Two results give the paper much of its lasting influence.
Whether a given feature is represented on its own dedicated direction or pushed into superposition is governed by a phase change. Holding importance fixed and sweeping sparsity, a feature switches fairly abruptly between three regimes: not represented at all, represented alone, or represented in superposition with others. The authors map this as a phase diagram over importance and sparsity, and the sharpness of the transitions is what makes the term "phase change" apt rather than metaphorical.

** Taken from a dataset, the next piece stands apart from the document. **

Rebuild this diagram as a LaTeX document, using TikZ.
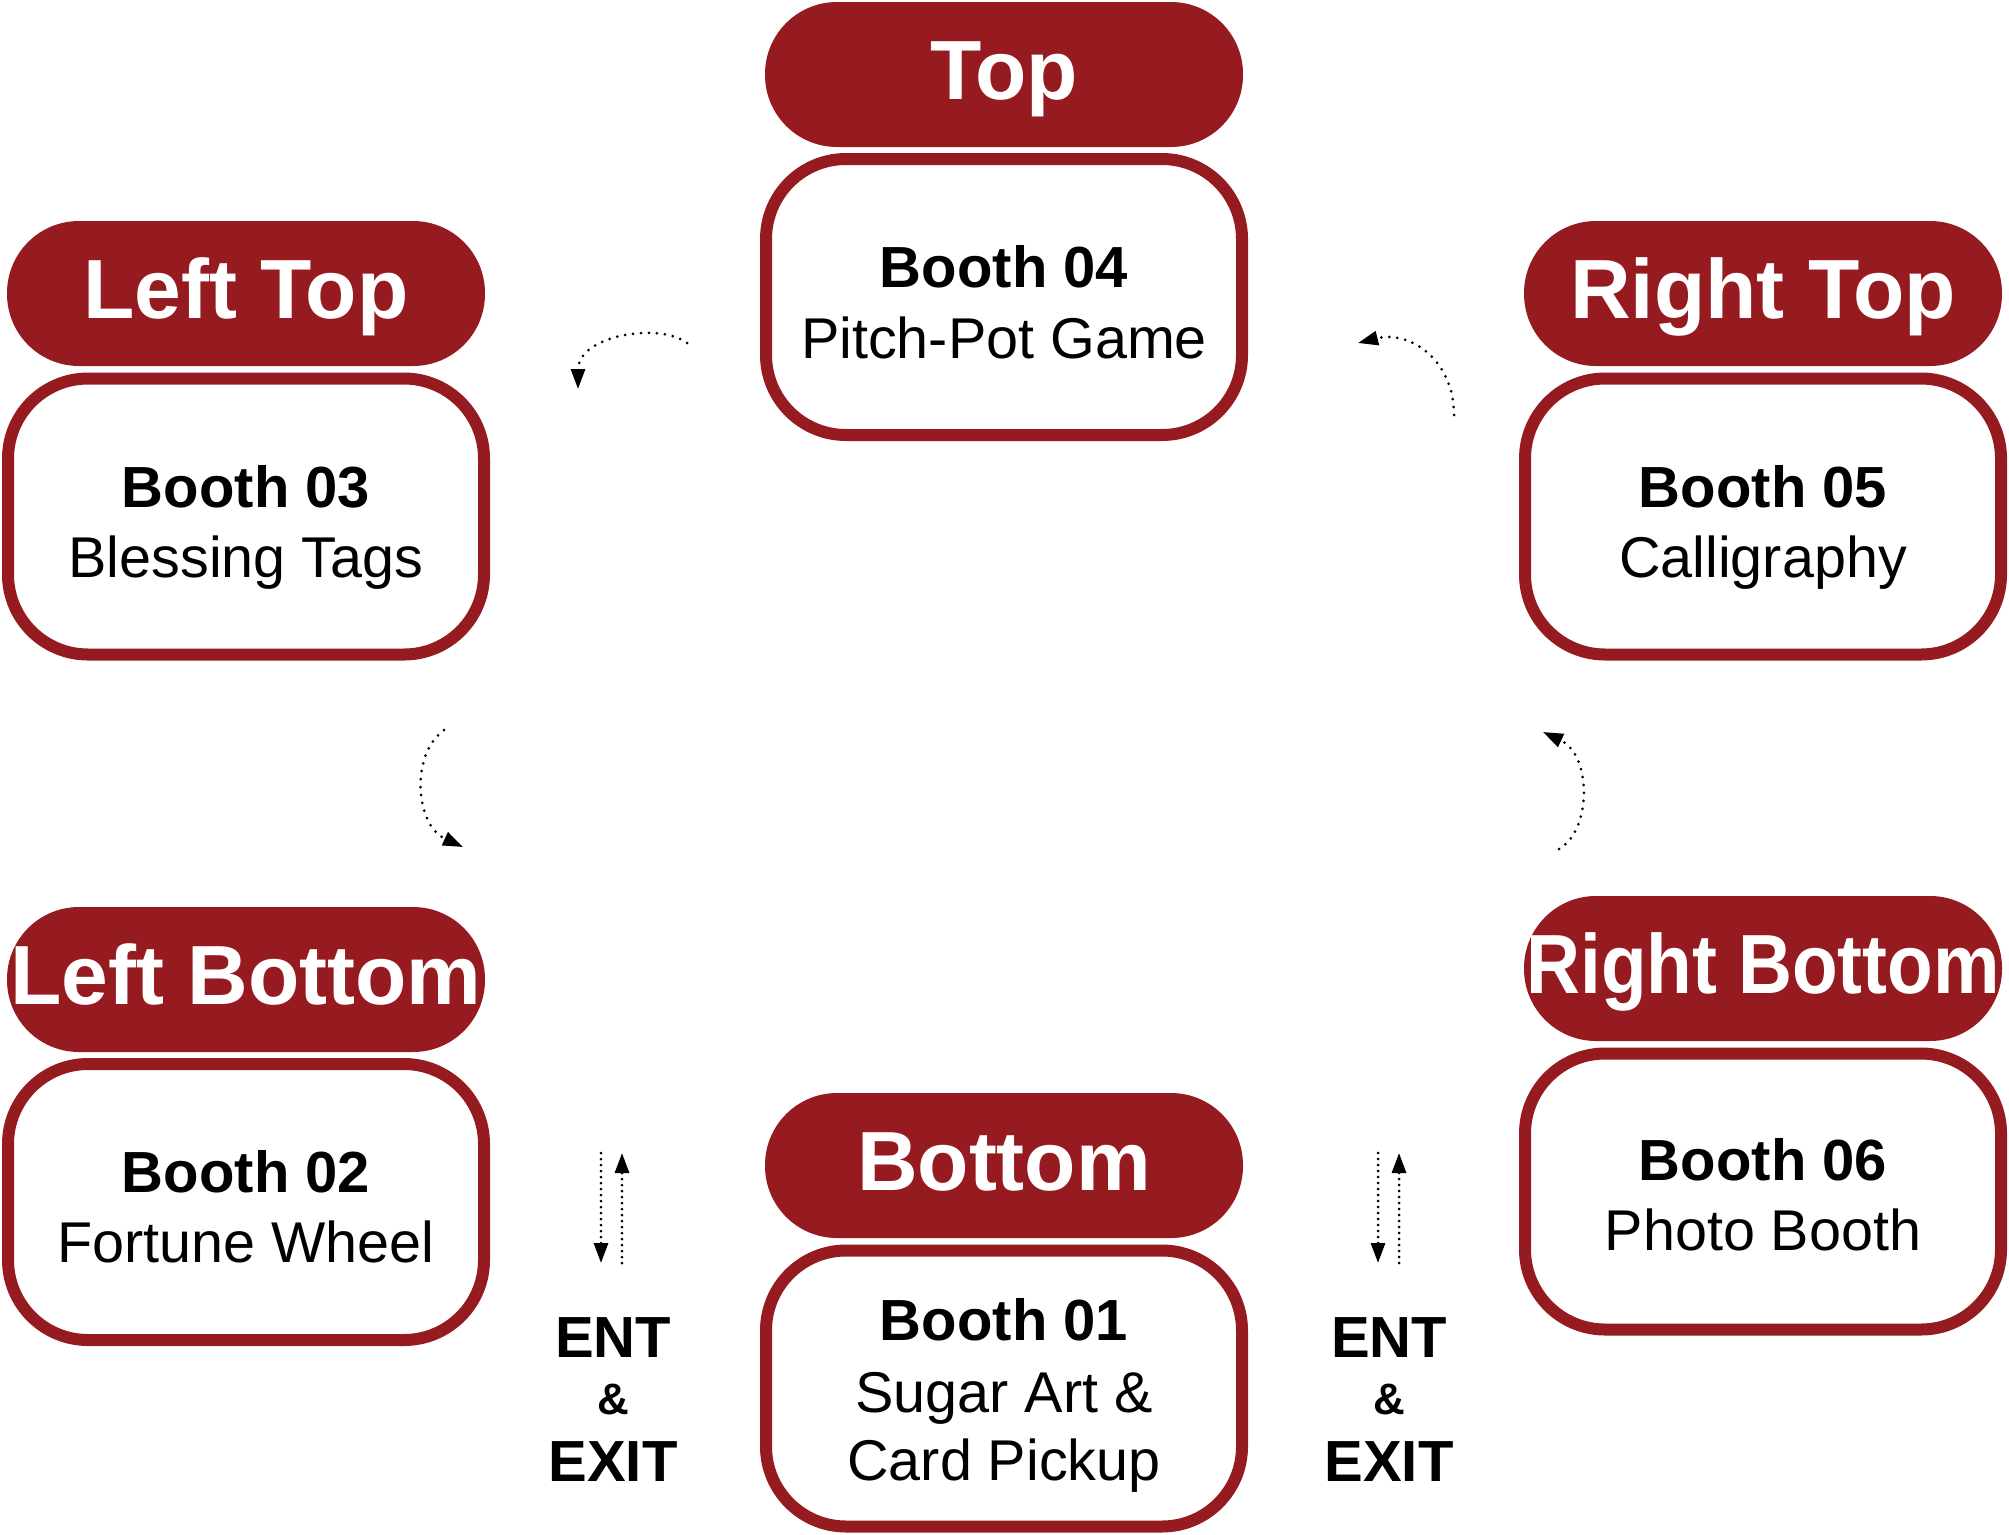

The geometry of superposition is the more striking finding. When several features share a low-dimensional space, they do not land in arbitrary positions. They arrange themselves into regular geometric figures that spread the directions out to minimize interference, the same uniform polytopes that appear in classical geometry. In the five-feature, two-dimensional case the model passes through configurations such as antipodal pairs (two features on opposite directions, used when interference must be kept low) and a regular pentagon (all five features placed symmetrically when sparsity is high enough to tolerate the resulting overlap). In higher hidden dimensions the authors observe digons, triangles, tetrahedra and other polytopes, and they describe how larger arrangements decompose into independent lower-dimensional pieces, a structure they relate to tegum products. To quantify all this they introduce a notion of feature dimensionality, the fraction of a hidden dimension effectively allocated to a given feature, which takes characteristic fractional values (for example 1/2 for an antipodal pair) corresponding to the different geometries [1][3]. They also note that simple computation, not just storage, can be carried out while features remain in superposition.

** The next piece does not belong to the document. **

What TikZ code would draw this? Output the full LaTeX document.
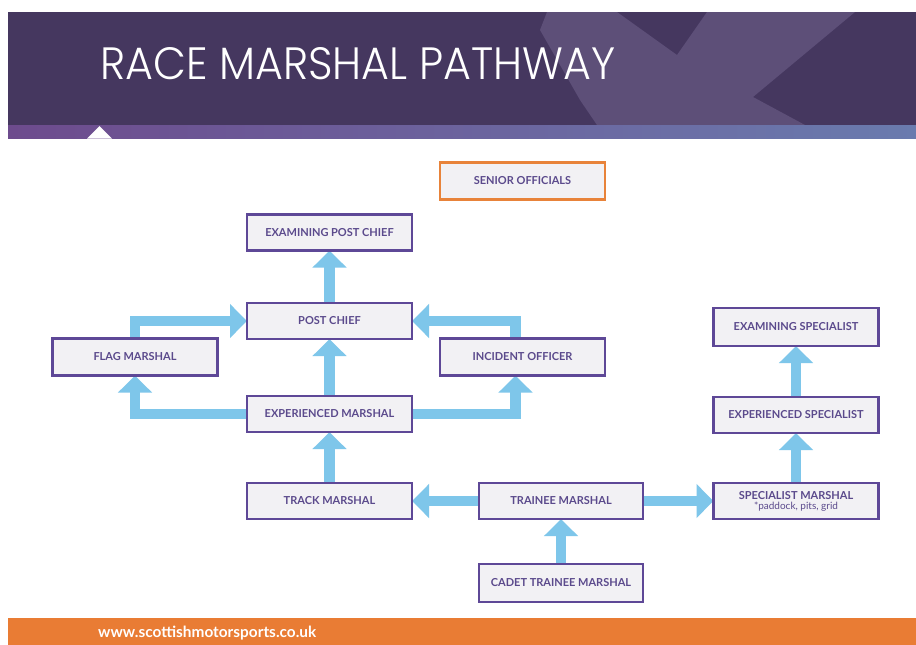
\documentclass[tikz,border=0pt]{standalone}
\usepackage{fontspec}
\usetikzlibrary{arrows.meta}
\IfFontExistsTF{Poppins Light}{\newfontfamily\titlefont{Poppins Light}}{\IfFontExistsTF{Lato Light}{\newfontfamily\titlefont{Lato Light}}{\newfontfamily\titlefont{Lato}}}
\newfontfamily\boxfont{Lato}
\definecolor{hdr}{HTML}{45375F}
\definecolor{hdrx}{HTML}{5D4F78}
\definecolor{stripL}{HTML}{6D4B8D}
\definecolor{stripR}{HTML}{6A7BAE}
\definecolor{boxfill}{HTML}{F2F1F4}
\definecolor{boxline}{HTML}{5E4897}
\definecolor{boxtext}{HTML}{5B4A8C}
\definecolor{orangeline}{HTML}{E8833A}
\definecolor{footer}{HTML}{E97C34}
\definecolor{arrowblue}{HTML}{7EC6EA}
\pgfdeclarelayer{bg}
\pgfdeclarelayer{arr}
\pgfsetlayers{bg,arr,main}
\begin{document}
\begin{tikzpicture}[x=1pt,y=-1pt,
  stage/.style={draw=boxline, line width=2.6pt, fill=boxfill, minimum width=165pt,
    minimum height=36pt, inner sep=0pt, outer sep=0pt,
    font=\boxfont\bfseries\fontsize{11}{11.5}\selectfont, text=boxtext, align=center},
  flow/.style={draw=arrowblue, line width=10.5pt, line join=miter,
    -{Triangle[width=33pt,length=17pt]}}]
\useasboundingbox (0,0) rectangle (916,645);
\begin{pgfonlayer}{bg}
\fill[white] (0,0) rectangle (916,645);
\end{pgfonlayer}
% header
\fill[hdr] (8,12) rectangle (916,125);
\fill[hdrx] (547,12) -- (617,12) -- (677,55) -- (707,12) -- (855,12) -- (753,97)
  -- (805,125) -- (597,125) -- (580,100) -- (540,30) -- cycle;
\shade[left color=stripL, right color=stripR] (8,125) rectangle (916,138);
\fill[white] (87,138.5) -- (99.5,126) -- (112,138.5) -- cycle;
\node[anchor=west, text=white, inner sep=0pt] (title) at (100,64)
  {\resizebox{515pt}{32pt}{\titlefont RACE MARSHAL PATHWAY}};
% footer
\fill[footer] (8,618) rectangle (916,645);
\node[anchor=west, text=white, inner sep=0pt] (url) at (98,633)
  {\resizebox{218pt}{!}{\boxfont\bfseries\fontsize{15}{16}\selectfont www.scottishmotorsports.co.uk}};
% stages
\node[stage, draw=orangeline, minimum height=37pt] (SO) at (522.5,181) {SENIOR OFFICIALS};
\node[stage] (EPC) at (329.5,232.5) {EXAMINING POST CHIEF};
\node[stage] (PC) at (329.5,321) {POST CHIEF};
\node[stage, minimum height=37pt] (FM) at (135,357) {FLAG MARSHAL};
\node[stage, minimum height=37pt] (IO) at (522.5,357) {INCIDENT OFFICER};
\node[stage] (EM) at (329.5,414) {EXPERIENCED MARSHAL};
\node[stage] (TM) at (329.5,501) {TRACK MARSHAL};
\node[stage, minimum width=164pt] (TRN) at (561,501) {TRAINEE MARSHAL};
\node[stage] (SPM) at (796,501) {SPECIALIST MARSHAL\\[-1.5pt]{\mdseries\fontsize{10}{11}\selectfont *paddock, pits, grid}};
\node[stage] (EXS) at (796,415) {EXPERIENCED SPECIALIST};
\node[stage, minimum height=38pt] (EXAMS) at (796,327) {EXAMINING SPECIALIST};
\node[stage, minimum width=164pt, minimum height=38pt] (CTM) at (561,583) {CADET TRAINEE MARSHAL};
% connectors
\begin{pgfonlayer}{arr}
\draw[flow] (PC.north) -- (EPC.south);
\draw[flow] (EM.north) -- (PC.south);
\draw[flow] (TM.north) -- (EM.south);
\draw[flow] (FM.north) |- (PC.west);
\draw[flow] (EM.west) -| (FM.south);
\draw[flow] ([xshift=-7pt]IO.north) |- (PC.east);
\draw[flow] (EM.east) -| ([xshift=-7pt]IO.south);
\draw[flow] (TRN.west) -- (TM.east);
\draw[flow] (TRN.east) -- (SPM.west);
\draw[flow] (CTM.north) -- (TRN.south);
\draw[flow] (SPM.north) -- (EXS.south);
\draw[flow] (EXS.north) -- (EXAMS.south);
\end{pgfonlayer}
\end{tikzpicture}
\end{document}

The toy models give a mechanistic account of polysemanticity. A neuron looks polysemantic precisely because it participates in several superposed feature directions at once, so it activates for whichever of those features is present. In the regime with no superposition the same neurons are monosemantic, each tracking a single feature. Polysemanticity is therefore not an intrinsic property of neurons but a consequence of the network choosing to compress more features than it has room for. This reframing matters for interpretability: it suggests that the obstacle to reading a network is not that its concepts are inherently entangled, but that they have been linearly superimposed and could in principle be recovered.

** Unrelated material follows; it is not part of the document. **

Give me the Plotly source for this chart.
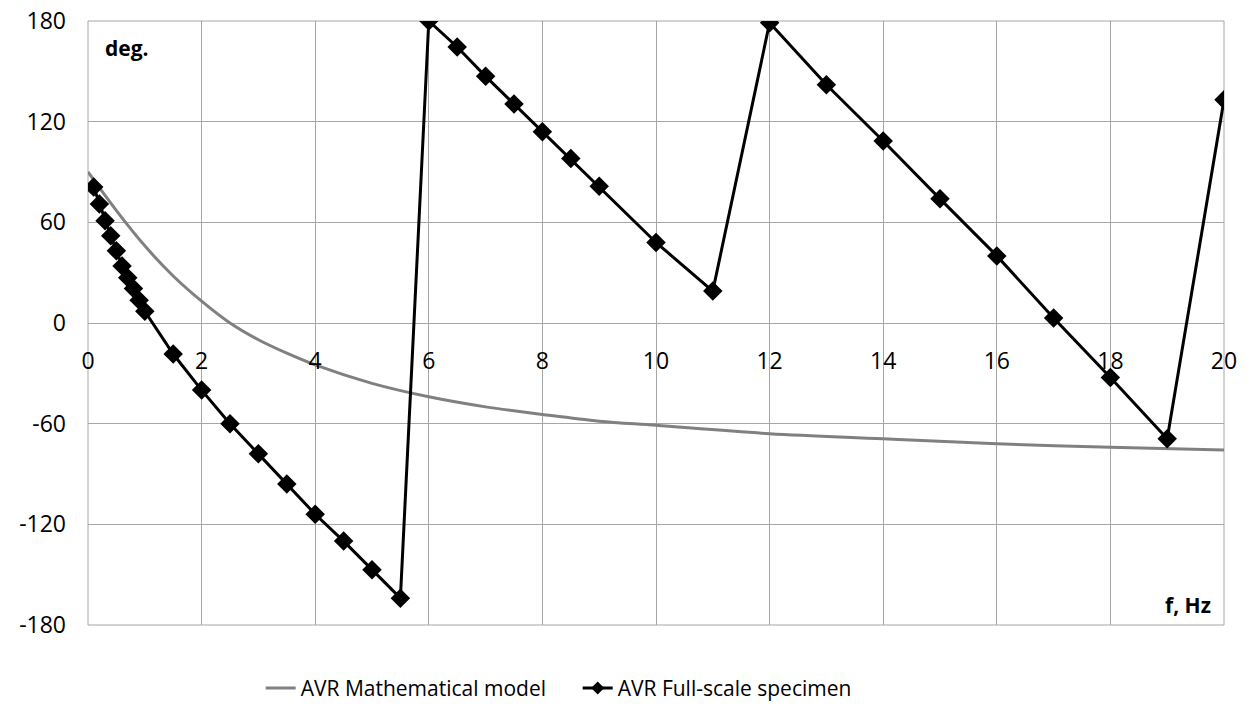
import plotly.graph_objects as go

# AVR Mathematical model
model_f = [0, 0.5, 1, 1.5, 2, 2.5, 3, 3.5, 4, 5, 6, 7, 8, 9, 10, 12, 14, 16, 18, 20]
model_deg = [90, 67, 46, 28, 13, 0, -10, -18, -25, -36, -44, -50, -54.5, -58.5, -61, -66, -69, -72, -74, -75.7]

# AVR Full-scale specimen
spec_f = [0.1, 0.2, 0.3, 0.4, 0.5, 0.6, 0.7, 0.8, 0.9, 1.0, 1.5, 2, 2.5, 3, 3.5, 4, 4.5, 5, 5.5,
          6, 6.5, 7, 7.5, 8, 8.5, 9, 10, 11, 12, 13, 14, 15, 16, 17, 18, 19, 20]
spec_deg = [81, 71, 61, 52, 43, 34, 27, 20.5, 13.5, 7, -18.5, -40, -60, -78, -96, -114, -130, -147, -164,
            180, 164.5, 147, 130.5, 114, 98, 81.5, 48, 19, 179, 142, 108.5, 74, 40, 3, -32.5, -69, 133]

x_ticks = [0, 2, 4, 6, 8, 10, 12, 14, 16, 18, 20]
y_ticks = [-180, -120, -60, 0, 60, 120, 180]
y_labels = ["-180", "-120", "-60", "0", "60", "120", "180"]

font_name = "Open Sans"
grid_color = "#a6a6a6"

fig = go.Figure()

fig.add_trace(go.Scatter(x=model_f, y=model_deg, mode="lines", line_shape="spline",
                         line=dict(color="#808080", width=3),
                         name="AVR Mathematical model"))

fig.add_trace(go.Scatter(x=spec_f, y=spec_deg, mode="lines+markers",
                         line=dict(color="black", width=3),
                         marker=dict(symbol="diamond", size=15, color="black"),
                         name="AVR Full-scale specimen", showlegend=False))

# legend-only entry with a smaller diamond, like the original legend
fig.add_trace(go.Scatter(x=[None], y=[None], mode="lines+markers",
                         line=dict(color="black", width=3),
                         marker=dict(symbol="diamond", size=10, color="black"),
                         name="AVR Full-scale specimen"))

fig.update_layout(
    width=1259, height=711,
    margin=dict(l=88, r=35, t=21, b=86, autoexpand=False),
    plot_bgcolor="white", paper_bgcolor="white",
    font=dict(family=font_name, size=21, color="black"),
    showlegend=True,
    legend=dict(orientation="h", x=0.152, y=-0.105, xanchor="left", yanchor="middle",
                font=dict(size=21), entrywidth=272, itemwidth=30),
)

# x axis crosses at y = 0, labels sit a bit below that line
fig.update_xaxes(range=[0, 20], tickvals=x_ticks, showgrid=True, gridcolor=grid_color, gridwidth=1,
                 zeroline=False, showline=False, anchor="free", position=0.5,
                 ticks="", ticklabelstandoff=22, tickfont=dict(size=23), automargin=False)
fig.update_yaxes(range=[-180, 180], tickvals=y_ticks, ticktext=y_labels, showgrid=True,
                 gridcolor=grid_color, gridwidth=1, zeroline=False, showline=False, ticks="",
                 ticklabelstandoff=21, tickfont=dict(size=23), automargin=False)

# plot area border
fig.add_shape(type="rect", xref="x domain", yref="y domain", x0=0, y0=0, x1=1, y1=1,
              line=dict(color=grid_color, width=1), layer="below")

# axis captions inside the plot
fig.add_annotation(x=0.013, y=0.955, xref="x domain", yref="y domain", text="<b>deg.</b>",
                   showarrow=False, xanchor="left", yanchor="middle", font=dict(size=21))
fig.add_annotation(x=0.99, y=0.033, xref="x domain", yref="y domain", text="<b>f, Hz</b>",
                   showarrow=False, xanchor="right", yanchor="middle", font=dict(size=21))

fig.write_html("out.html", config={"displayModeBar": False})

# drop the default page margin so the figure sits at the top-left corner
with open("out.html", "r", encoding="utf-8") as file:
    content = file.read()
content = content.replace("</head>", "<style>body { margin: 0; overflow: hidden; }</style></head>", 1)
with open("out.html", "w", encoding="utf-8") as file:
    file.write(content)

The paper set up the problem that much of Anthropic's subsequent interpretability research tried to solve. It explicitly sketched candidate strategies for finding the hidden features that superposition obscures, including building models that avoid superposition through activation sparsity and using dictionary learning to recover an overcomplete feature basis from a model that already exhibits superposition [1]. The 2023 paper Towards Monosemanticity pursued the dictionary-learning route, training a sparse autoencoder on the activations of a one-layer transformer to extract features that were far more interpretable than the raw neurons. That line continued with Scaling Monosemanticity, which applied sparse autoencoders to the production model Claude 3 Sonnet and pulled out millions of features. Sparse autoencoders became a standard tool in mechanistic interpretability, and the conceptual vocabulary introduced here, features as directions, superposition, interference, the importance and sparsity axes, is now routine in the field. Chris Olah, the paper's senior author, has continued to lead this research direction at Anthropic.